>> Begin
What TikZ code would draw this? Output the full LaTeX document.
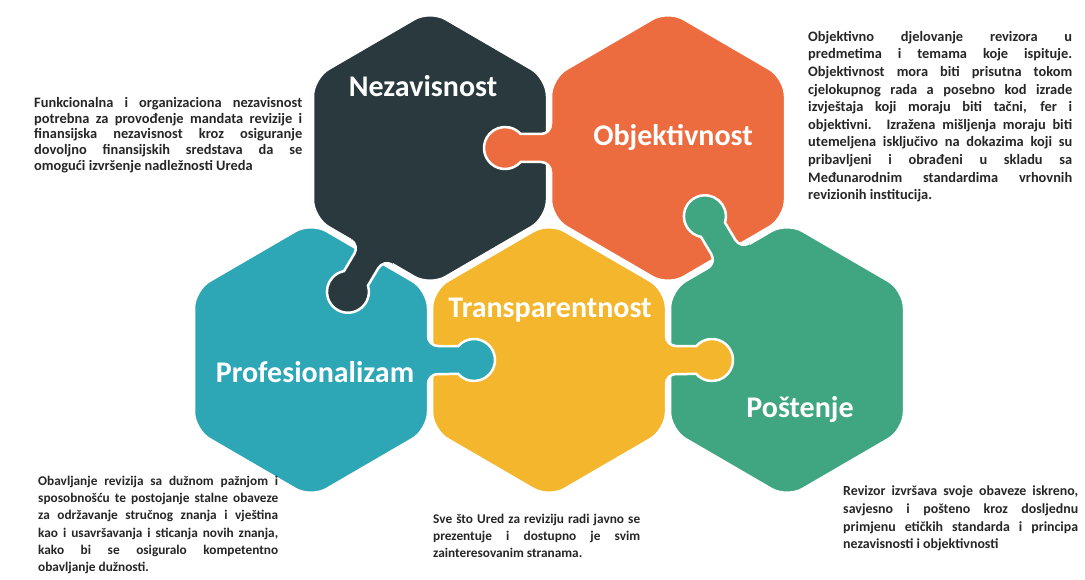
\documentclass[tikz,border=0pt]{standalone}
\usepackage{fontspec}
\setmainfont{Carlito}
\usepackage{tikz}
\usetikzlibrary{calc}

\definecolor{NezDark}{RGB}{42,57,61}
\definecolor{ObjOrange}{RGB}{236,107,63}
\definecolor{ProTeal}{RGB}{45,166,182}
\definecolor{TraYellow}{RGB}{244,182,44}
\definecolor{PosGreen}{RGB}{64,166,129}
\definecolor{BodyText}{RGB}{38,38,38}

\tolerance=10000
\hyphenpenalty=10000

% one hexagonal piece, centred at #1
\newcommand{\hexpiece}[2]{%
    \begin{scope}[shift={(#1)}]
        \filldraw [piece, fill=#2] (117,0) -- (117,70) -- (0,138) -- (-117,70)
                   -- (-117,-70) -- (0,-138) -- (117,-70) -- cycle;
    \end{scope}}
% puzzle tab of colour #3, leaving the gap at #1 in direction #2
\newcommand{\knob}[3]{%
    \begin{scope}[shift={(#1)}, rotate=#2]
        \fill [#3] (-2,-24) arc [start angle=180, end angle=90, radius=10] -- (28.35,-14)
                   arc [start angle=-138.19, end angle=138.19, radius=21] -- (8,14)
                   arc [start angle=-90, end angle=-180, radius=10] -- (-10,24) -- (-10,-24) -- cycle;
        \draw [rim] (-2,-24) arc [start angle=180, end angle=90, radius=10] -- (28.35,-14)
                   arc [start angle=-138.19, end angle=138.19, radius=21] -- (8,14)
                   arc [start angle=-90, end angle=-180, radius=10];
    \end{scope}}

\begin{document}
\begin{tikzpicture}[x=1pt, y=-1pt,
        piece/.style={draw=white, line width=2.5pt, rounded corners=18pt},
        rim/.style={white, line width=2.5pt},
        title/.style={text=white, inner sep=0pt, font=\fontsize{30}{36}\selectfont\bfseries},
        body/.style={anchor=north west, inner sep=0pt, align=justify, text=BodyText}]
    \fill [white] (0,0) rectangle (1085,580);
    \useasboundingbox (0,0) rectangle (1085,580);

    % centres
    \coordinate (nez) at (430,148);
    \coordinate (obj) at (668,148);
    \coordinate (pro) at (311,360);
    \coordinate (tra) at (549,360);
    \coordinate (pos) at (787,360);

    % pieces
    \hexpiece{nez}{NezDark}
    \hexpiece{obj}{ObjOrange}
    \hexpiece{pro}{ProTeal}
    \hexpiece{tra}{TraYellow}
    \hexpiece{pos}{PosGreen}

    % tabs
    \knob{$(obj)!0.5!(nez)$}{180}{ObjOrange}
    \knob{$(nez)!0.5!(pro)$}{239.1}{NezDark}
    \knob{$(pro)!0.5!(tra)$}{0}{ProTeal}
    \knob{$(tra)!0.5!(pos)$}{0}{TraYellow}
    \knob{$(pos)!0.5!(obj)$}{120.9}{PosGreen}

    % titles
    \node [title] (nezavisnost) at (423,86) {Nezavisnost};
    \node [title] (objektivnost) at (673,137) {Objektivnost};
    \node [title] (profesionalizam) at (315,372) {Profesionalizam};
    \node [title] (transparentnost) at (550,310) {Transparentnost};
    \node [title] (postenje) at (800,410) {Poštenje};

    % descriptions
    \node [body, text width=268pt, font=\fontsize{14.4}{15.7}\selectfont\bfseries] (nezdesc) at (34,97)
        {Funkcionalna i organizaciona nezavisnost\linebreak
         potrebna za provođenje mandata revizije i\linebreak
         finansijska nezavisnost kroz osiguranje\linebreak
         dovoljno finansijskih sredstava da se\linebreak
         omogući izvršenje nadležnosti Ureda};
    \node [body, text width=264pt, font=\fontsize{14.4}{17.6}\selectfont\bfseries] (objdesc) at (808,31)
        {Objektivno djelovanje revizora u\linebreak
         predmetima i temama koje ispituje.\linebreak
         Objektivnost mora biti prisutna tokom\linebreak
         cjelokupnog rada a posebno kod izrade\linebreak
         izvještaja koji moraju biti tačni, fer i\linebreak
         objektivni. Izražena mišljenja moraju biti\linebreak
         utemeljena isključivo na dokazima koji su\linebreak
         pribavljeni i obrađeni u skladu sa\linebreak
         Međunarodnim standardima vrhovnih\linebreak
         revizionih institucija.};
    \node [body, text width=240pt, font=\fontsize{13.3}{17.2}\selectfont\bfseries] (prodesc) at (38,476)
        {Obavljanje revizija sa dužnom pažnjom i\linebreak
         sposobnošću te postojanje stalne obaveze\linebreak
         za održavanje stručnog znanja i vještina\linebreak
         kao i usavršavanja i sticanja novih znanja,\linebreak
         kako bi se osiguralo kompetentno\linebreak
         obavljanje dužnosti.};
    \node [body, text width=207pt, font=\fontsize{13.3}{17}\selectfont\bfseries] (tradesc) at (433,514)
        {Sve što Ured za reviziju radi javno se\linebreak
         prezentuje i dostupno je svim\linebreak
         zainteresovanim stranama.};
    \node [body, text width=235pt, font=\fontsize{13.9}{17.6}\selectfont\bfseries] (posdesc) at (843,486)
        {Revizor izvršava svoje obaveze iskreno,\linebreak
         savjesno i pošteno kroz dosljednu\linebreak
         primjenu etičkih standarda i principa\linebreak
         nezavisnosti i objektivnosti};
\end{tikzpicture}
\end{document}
>> End
>> Begin
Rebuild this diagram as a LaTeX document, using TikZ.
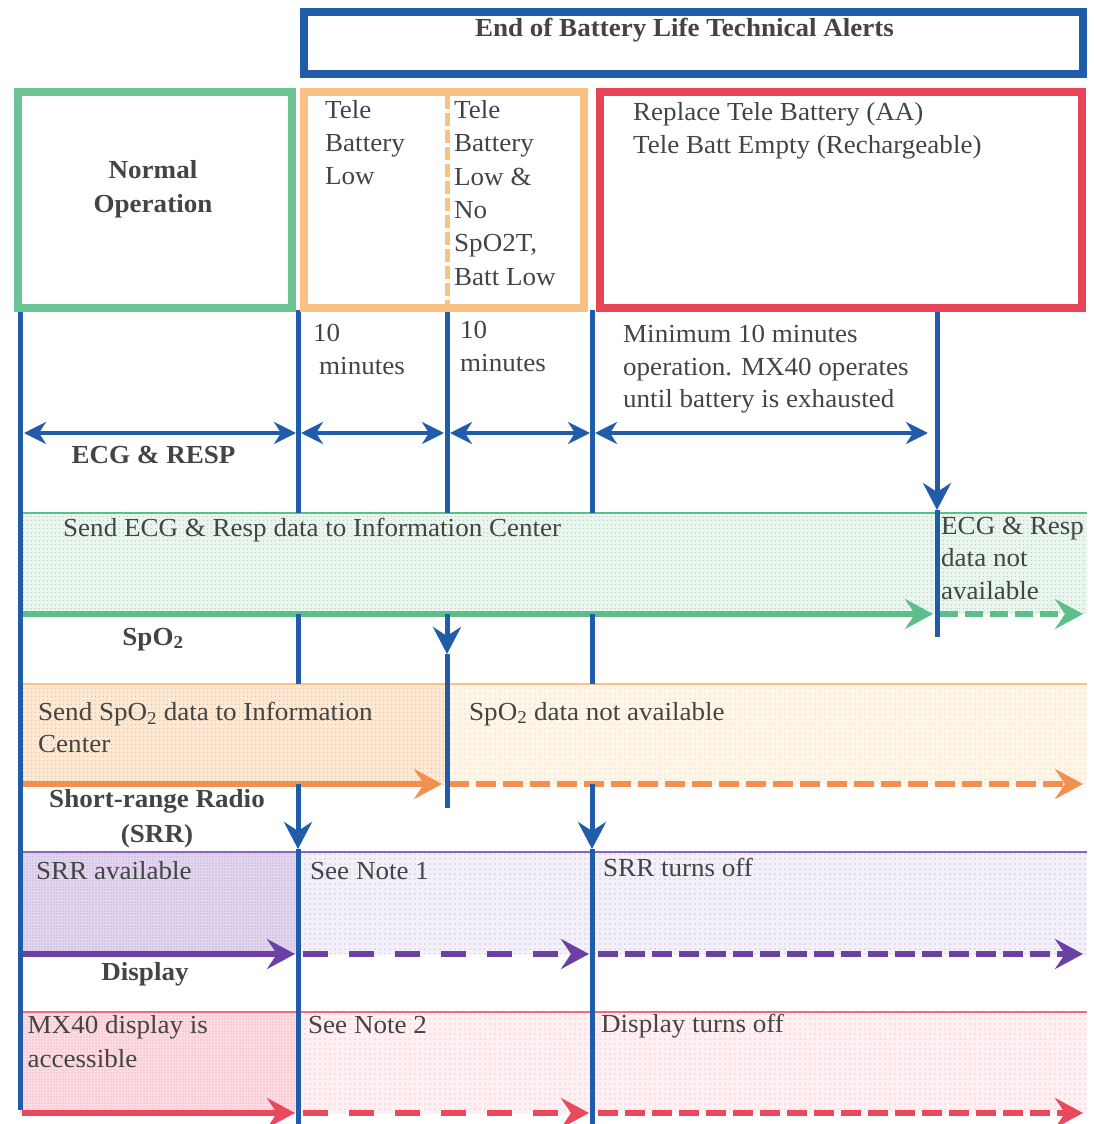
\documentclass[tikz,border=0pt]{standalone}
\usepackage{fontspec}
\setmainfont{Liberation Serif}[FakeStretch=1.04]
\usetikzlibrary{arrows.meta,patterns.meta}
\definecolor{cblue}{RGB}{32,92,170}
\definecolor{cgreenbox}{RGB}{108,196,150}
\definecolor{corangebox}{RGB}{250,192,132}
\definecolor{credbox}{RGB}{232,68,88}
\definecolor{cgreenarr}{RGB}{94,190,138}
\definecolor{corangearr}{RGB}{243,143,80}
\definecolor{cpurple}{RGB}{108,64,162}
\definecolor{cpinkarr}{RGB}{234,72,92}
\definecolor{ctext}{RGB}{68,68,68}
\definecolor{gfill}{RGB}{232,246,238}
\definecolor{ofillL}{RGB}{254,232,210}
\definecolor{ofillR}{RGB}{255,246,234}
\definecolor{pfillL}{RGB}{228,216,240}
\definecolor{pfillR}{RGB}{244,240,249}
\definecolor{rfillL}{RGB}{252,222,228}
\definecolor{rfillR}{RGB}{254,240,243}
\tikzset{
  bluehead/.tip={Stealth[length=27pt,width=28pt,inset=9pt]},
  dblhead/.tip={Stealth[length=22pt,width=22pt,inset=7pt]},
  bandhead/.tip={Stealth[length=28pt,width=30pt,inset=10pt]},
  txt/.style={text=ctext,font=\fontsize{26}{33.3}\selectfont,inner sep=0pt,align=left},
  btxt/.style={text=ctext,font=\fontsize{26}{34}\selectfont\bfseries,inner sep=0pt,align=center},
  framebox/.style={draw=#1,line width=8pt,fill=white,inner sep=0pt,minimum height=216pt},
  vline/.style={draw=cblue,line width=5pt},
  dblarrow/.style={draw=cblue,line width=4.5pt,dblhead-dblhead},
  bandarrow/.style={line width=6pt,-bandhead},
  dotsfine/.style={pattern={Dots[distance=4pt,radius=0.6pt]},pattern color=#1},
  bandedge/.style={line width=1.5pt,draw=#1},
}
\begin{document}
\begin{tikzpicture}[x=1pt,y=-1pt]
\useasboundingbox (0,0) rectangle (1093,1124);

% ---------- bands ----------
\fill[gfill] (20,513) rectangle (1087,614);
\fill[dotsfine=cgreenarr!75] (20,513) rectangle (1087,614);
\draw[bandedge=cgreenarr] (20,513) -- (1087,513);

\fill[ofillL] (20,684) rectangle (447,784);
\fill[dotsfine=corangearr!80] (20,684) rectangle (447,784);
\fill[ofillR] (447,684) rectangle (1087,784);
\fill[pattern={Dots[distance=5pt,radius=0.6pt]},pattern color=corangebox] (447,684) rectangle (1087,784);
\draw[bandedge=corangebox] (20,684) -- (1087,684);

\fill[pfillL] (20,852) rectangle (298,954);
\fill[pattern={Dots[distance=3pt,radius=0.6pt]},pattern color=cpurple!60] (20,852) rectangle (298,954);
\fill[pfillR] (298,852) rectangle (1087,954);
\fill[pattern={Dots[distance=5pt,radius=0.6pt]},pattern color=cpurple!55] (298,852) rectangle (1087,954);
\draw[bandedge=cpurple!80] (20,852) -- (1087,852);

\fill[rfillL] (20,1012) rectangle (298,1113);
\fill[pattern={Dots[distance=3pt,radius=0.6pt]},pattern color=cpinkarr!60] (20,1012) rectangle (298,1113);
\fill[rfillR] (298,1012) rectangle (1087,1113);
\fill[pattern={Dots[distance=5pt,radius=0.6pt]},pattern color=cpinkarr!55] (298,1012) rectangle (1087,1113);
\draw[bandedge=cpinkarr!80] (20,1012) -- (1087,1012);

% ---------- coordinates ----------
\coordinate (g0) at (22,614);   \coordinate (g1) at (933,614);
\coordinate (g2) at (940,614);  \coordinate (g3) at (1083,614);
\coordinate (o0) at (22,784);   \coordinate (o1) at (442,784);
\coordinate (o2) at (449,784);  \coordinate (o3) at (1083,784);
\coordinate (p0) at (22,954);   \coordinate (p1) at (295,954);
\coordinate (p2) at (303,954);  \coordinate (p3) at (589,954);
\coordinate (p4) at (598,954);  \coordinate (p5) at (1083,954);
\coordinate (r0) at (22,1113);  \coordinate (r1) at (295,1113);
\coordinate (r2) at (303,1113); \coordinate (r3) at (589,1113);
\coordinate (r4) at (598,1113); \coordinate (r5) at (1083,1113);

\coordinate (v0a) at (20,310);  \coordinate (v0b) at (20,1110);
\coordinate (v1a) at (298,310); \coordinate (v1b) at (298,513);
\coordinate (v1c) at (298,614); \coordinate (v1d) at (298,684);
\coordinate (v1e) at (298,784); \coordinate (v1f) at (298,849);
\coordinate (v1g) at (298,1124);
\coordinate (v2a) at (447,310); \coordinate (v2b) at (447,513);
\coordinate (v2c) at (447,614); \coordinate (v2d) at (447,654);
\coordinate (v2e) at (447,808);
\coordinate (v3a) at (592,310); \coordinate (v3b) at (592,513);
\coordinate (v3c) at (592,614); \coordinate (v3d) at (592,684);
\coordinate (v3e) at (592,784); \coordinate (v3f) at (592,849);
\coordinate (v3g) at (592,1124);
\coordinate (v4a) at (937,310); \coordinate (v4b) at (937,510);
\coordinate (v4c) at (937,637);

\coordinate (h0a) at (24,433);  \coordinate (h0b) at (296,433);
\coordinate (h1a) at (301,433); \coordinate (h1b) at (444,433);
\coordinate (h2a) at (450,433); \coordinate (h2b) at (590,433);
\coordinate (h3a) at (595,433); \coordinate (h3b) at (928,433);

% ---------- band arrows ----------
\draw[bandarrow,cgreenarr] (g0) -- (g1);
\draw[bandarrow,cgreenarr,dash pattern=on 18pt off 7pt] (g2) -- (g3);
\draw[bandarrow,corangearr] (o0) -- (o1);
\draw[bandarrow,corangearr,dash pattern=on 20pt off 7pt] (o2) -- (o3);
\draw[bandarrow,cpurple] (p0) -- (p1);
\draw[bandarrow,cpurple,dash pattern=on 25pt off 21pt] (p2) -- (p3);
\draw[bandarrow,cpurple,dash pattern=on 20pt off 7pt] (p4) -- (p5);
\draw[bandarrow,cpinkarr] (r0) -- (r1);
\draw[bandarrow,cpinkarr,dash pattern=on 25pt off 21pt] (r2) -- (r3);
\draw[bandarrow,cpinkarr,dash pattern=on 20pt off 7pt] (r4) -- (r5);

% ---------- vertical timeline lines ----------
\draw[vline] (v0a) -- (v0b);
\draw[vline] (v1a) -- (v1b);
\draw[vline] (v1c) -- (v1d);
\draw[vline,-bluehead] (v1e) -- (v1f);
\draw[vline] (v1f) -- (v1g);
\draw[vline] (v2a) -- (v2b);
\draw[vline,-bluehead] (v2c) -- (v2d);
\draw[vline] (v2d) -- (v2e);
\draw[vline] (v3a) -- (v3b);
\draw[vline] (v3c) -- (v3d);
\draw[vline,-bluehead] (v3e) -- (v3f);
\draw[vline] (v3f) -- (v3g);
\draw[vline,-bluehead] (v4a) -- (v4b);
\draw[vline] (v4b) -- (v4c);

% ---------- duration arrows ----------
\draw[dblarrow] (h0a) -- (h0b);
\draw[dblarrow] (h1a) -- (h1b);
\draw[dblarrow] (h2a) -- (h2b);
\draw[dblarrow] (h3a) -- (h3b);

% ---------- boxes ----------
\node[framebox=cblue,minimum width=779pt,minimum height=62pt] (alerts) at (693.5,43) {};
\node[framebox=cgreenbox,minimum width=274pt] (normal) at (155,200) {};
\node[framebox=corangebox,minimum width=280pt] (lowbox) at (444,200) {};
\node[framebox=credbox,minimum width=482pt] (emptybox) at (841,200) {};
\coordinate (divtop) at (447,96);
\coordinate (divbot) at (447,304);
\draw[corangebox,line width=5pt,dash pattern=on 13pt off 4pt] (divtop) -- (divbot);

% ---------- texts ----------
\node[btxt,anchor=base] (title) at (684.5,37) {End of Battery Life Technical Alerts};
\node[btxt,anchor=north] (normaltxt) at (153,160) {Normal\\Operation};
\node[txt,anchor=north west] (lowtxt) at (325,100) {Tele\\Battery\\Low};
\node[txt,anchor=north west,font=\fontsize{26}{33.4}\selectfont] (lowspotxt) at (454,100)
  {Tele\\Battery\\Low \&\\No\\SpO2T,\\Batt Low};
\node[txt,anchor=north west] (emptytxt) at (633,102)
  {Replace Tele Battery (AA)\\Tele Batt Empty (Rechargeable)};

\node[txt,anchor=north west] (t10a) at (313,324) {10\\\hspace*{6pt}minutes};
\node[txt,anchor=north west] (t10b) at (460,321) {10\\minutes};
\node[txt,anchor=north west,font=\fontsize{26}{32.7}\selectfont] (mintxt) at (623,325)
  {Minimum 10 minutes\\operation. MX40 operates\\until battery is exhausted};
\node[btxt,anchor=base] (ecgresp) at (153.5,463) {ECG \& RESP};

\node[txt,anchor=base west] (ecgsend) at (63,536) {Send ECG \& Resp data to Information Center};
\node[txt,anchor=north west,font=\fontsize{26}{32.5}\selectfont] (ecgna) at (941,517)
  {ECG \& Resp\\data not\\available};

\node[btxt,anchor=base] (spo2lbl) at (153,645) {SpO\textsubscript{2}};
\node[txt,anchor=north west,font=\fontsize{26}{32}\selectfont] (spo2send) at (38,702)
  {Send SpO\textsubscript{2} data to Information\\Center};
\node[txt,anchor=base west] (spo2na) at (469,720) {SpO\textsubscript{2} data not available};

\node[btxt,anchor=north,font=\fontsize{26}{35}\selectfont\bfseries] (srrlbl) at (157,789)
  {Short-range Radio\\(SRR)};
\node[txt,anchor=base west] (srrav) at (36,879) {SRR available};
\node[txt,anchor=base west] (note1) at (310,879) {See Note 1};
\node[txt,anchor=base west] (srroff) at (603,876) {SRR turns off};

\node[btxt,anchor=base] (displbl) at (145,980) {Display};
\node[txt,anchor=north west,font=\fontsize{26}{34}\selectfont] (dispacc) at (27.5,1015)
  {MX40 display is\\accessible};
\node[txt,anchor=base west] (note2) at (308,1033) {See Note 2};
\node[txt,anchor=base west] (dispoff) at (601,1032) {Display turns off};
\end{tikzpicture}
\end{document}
>> End
* **Written instruction**
Nothing but the lines from the one containing "Rebuild this diagram" through the one containing "(20,513) -- (1087,513);" should be written out, exactly and with both ends. Pictures are left out.

* **Response for this exercise**
Rebuild this diagram as a LaTeX document, using TikZ.
\documentclass[tikz,border=0pt]{standalone}
\usepackage{fontspec}
\setmainfont{Liberation Serif}[FakeStretch=1.04]
\usetikzlibrary{arrows.meta,patterns.meta}
\definecolor{cblue}{RGB}{32,92,170}
\definecolor{cgreenbox}{RGB}{108,196,150}
\definecolor{corangebox}{RGB}{250,192,132}
\definecolor{credbox}{RGB}{232,68,88}
\definecolor{cgreenarr}{RGB}{94,190,138}
\definecolor{corangearr}{RGB}{243,143,80}
\definecolor{cpurple}{RGB}{108,64,162}
\definecolor{cpinkarr}{RGB}{234,72,92}
\definecolor{ctext}{RGB}{68,68,68}
\definecolor{gfill}{RGB}{232,246,238}
\definecolor{ofillL}{RGB}{254,232,210}
\definecolor{ofillR}{RGB}{255,246,234}
\definecolor{pfillL}{RGB}{228,216,240}
\definecolor{pfillR}{RGB}{244,240,249}
\definecolor{rfillL}{RGB}{252,222,228}
\definecolor{rfillR}{RGB}{254,240,243}
\tikzset{
  bluehead/.tip={Stealth[length=27pt,width=28pt,inset=9pt]},
  dblhead/.tip={Stealth[length=22pt,width=22pt,inset=7pt]},
  bandhead/.tip={Stealth[length=28pt,width=30pt,inset=10pt]},
  txt/.style={text=ctext,font=\fontsize{26}{33.3}\selectfont,inner sep=0pt,align=left},
  btxt/.style={text=ctext,font=\fontsize{26}{34}\selectfont\bfseries,inner sep=0pt,align=center},
  framebox/.style={draw=#1,line width=8pt,fill=white,inner sep=0pt,minimum height=216pt},
  vline/.style={draw=cblue,line width=5pt},
  dblarrow/.style={draw=cblue,line width=4.5pt,dblhead-dblhead},
  bandarrow/.style={line width=6pt,-bandhead},
  dotsfine/.style={pattern={Dots[distance=4pt,radius=0.6pt]},pattern color=#1},
  bandedge/.style={line width=1.5pt,draw=#1},
}
\begin{document}
\begin{tikzpicture}[x=1pt,y=-1pt]
\useasboundingbox (0,0) rectangle (1093,1124);

% ---------- bands ----------
\fill[gfill] (20,513) rectangle (1087,614);
\fill[dotsfine=cgreenarr!75] (20,513) rectangle (1087,614);
\draw[bandedge=cgreenarr] (20,513) -- (1087,513);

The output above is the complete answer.